Fail: not handling periods with no data
How would our graph look when we suddenly stop making API requests and sending metrics? That depends on the graph configuration in Grafana.
It might duplicate old values to make sure there's no gap. Such a graph would distort reality. Instead, we want to ensure the graph lines fall to zero or terminate so we can see if something is wrong. For this, we set the value of the "Null value" panel option to something else from connected
.
How we store data
We record hundreds of data points to Prometheus, but it does not store them all. Instead, it uses a histogram metric type. It stores several buckets for different value ranges and tracks the occurrence frequency for each bucket.

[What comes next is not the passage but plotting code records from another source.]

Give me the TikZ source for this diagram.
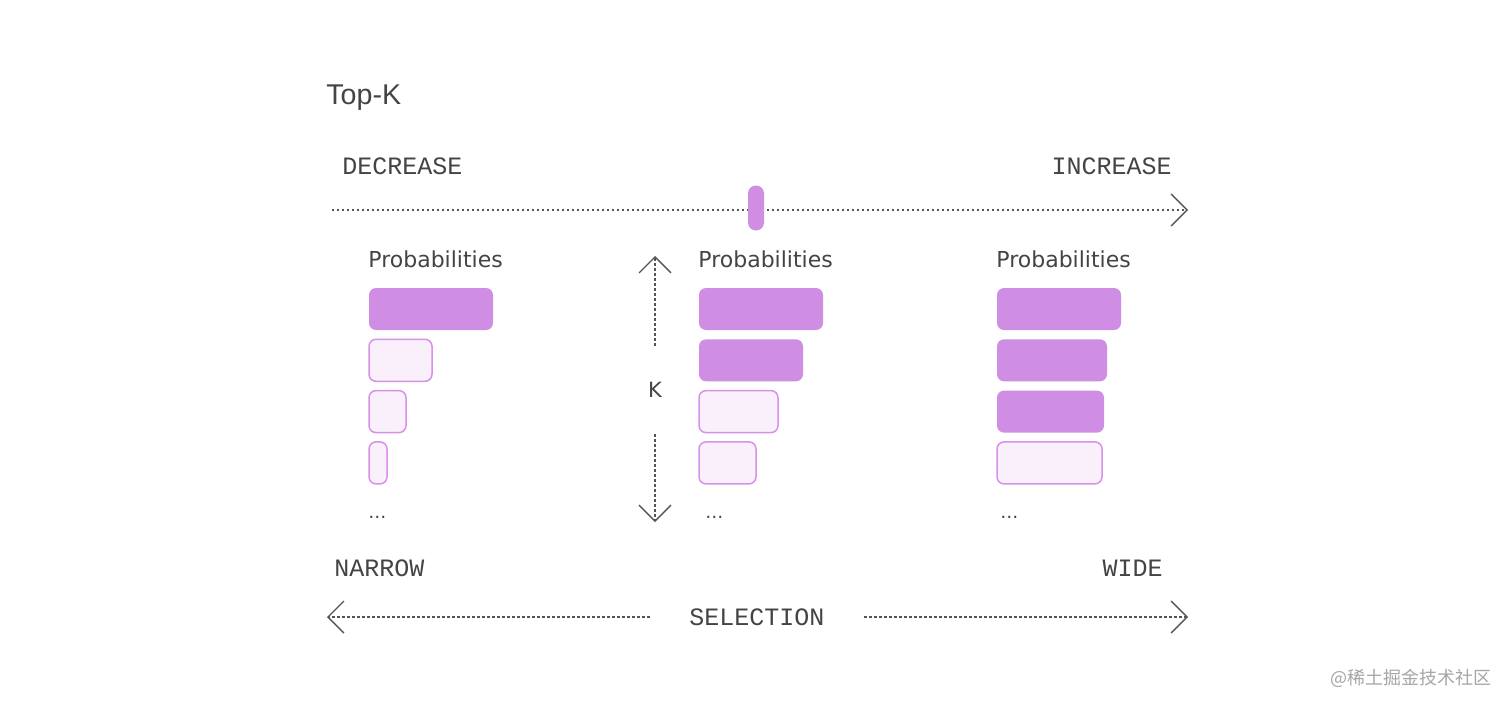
\documentclass[tikz,border=0pt]{standalone}
\usepackage{fontspec}
\setmainfont{DejaVu Sans}
\newfontfamily\monofont{Liberation Mono}
\newfontfamily\titlefont{Liberation Sans}
\newfontfamily\cjk{Noto Sans CJK SC}
\usetikzlibrary{arrows.meta}
\definecolor{barfill}{HTML}{CF8EE3}
\definecolor{barlight}{HTML}{F9F0FC}
\definecolor{barline}{HTML}{D990E8}
\definecolor{inkgray}{HTML}{444444}
\definecolor{dotgray}{HTML}{555555}
\begin{document}
\begin{tikzpicture}[x=0.5pt, y=-0.5pt,
		axis/.style={dotgray, line width=0.6pt, dash pattern=on 1.2pt off 1.3pt},
		tip/.style={-{Straight Barb[length=8pt, width=16pt, line width=0.7pt]}},
		mono/.style={inner sep=0, text=inkgray, font=\monofont\fontsize{12.5}{14}\selectfont},
		label/.style={inner sep=0, text=inkgray, font=\fontsize{11}{13}\selectfont},
		barhigh/.style={fill=barfill, rounded corners=3.5pt},
		barlow/.style={fill=barlight, draw=barline, line width=0.75pt, rounded corners=3.5pt}]
	\fill[white] (0,0) rectangle (1512,707);
	\useasboundingbox (0,0) rectangle (1512,707);
	% title
	\node[anchor=base west, inner sep=0, text=inkgray, font=\titlefont\fontsize{14.3}{16}\selectfont] (title) at (326,104) {Top-K};
	% top slider
	\node[mono, anchor=base west] (dec) at (342,174) {DECREASE};
	\node[mono, anchor=base east] (inc) at (1172,174) {INCREASE};
	\coordinate (sl) at (332,210);
	\coordinate (sr) at (1188,210);
	\draw[axis, tip] (sl) -- (sr);
	\node[fill=barfill, rounded corners=4pt, inner sep=0, minimum width=8pt, minimum height=22.5pt] (knob) at (756,208) {};
	% probability bars
	\foreach \cx/\kk/\ws in {369/1/{124,63,37,18}, 699/2/{124,104,79,57}, 997/3/{124,110,107,105}}{
		\node[label, anchor=base west] (prob\kk) at (\cx-1,267) {Probabilities};
		\foreach \w [count=\i] in \ws {
			\pgfmathsetmacro{\ty}{288+(\i-1)*51.3}
			\ifnum\i>\kk
				\draw[barlow] (\cx,\ty) rectangle ++(\w,42);
			\else
				\fill[barhigh] (\cx,\ty) rectangle ++(\w,42);
			\fi
		}
	}
	\node[label, anchor=base west, font=\fontsize{9}{10}\selectfont] (more1) at (368,518) {…};
	\node[label, anchor=base west, font=\fontsize{9}{10}\selectfont] (more2) at (705,518) {…};
	\node[label, anchor=base west, font=\fontsize{9}{10}\selectfont] (more3) at (1000,518) {…};
	% K arrow
	\node[label, font=\fontsize{10.5}{12}\selectfont, minimum height=44pt] (k) at (655,390) {K};
	\coordinate (kt) at (655,256);
	\coordinate (kb) at (655,522);
	\draw[axis, tip] (k) -- (kt);
	\draw[axis, tip] (k) -- (kb);
	% bottom selection
	\node[mono, anchor=base west] (nar) at (334,576) {NARROW};
	\node[mono, anchor=base east] (wide) at (1163,576) {WIDE};
	\node[mono, minimum width=107pt] (sel) at (757,617) {SELECTION};
	\coordinate (bl) at (327,617);
	\coordinate (br) at (1188,617);
	\draw[axis, tip] (sel) -- (bl);
	\draw[axis, tip] (sel) -- (br);
	% watermark
	\node[anchor=base east, inner sep=0, text=black!35, font=\cjk\fontsize{9}{11}\selectfont] (mark) at (1492,684) {@稀土掘金技术社区};
\end{tikzpicture}
\end{document}
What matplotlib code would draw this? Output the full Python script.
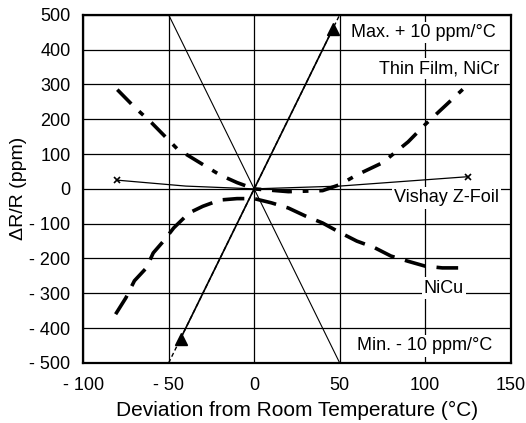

For example, if our bucket configuration looks like 1s, 3s, 5s
, that would mean we have four buckets: <=1s
, (1s-3s]
, (3s-5s]
, and >=5s
. When we record 2.5s
, that counts as one more occurrence for the (1s-3s]
bucket.
Such data structure greatly reduces the amount of data we need to store, but that hits data granularity. In histogram both durations 2s900ms
and 1s002ms
would looks like 3s
. We must keep that in mind. Otherwise, you would, like me, wonder why we have 7-second durations when our timeout is 5 seconds.
Fail: using default histogram buckets
It makes sense to check the buckets in Prometheus to make sure they match your value range.
In our case they didn't. This could be fixed with Kamon config.
How we measure data
Well, this one is a bit awkward…
We take a list of ids, iterate it in parallel with API requests, and then collect everything back into a list of responses. If we put the measuring code outside of the iteration, it would log some data, but it would log a single value (the biggest one) instead of hundreds.
Fail: measuring time outside the loop
Remember this "we have hundreds of data items"? Turns out this assumption was wrong.
In this case Grafana is lying in a fascinating way: when we have a single value, the 80% percentile would show this value multiplied by 80%. So you would still see different values for each percentile, but they would look strangely correlated.
Conclusion
The common issue with these fails is that it is not obvious that something is wrong. You can still see some data in a graph and it looks realistic. So be careful when you're working with reporting logic.
And sometimes, when the metric says that the tool is broken, actually the metric is broken.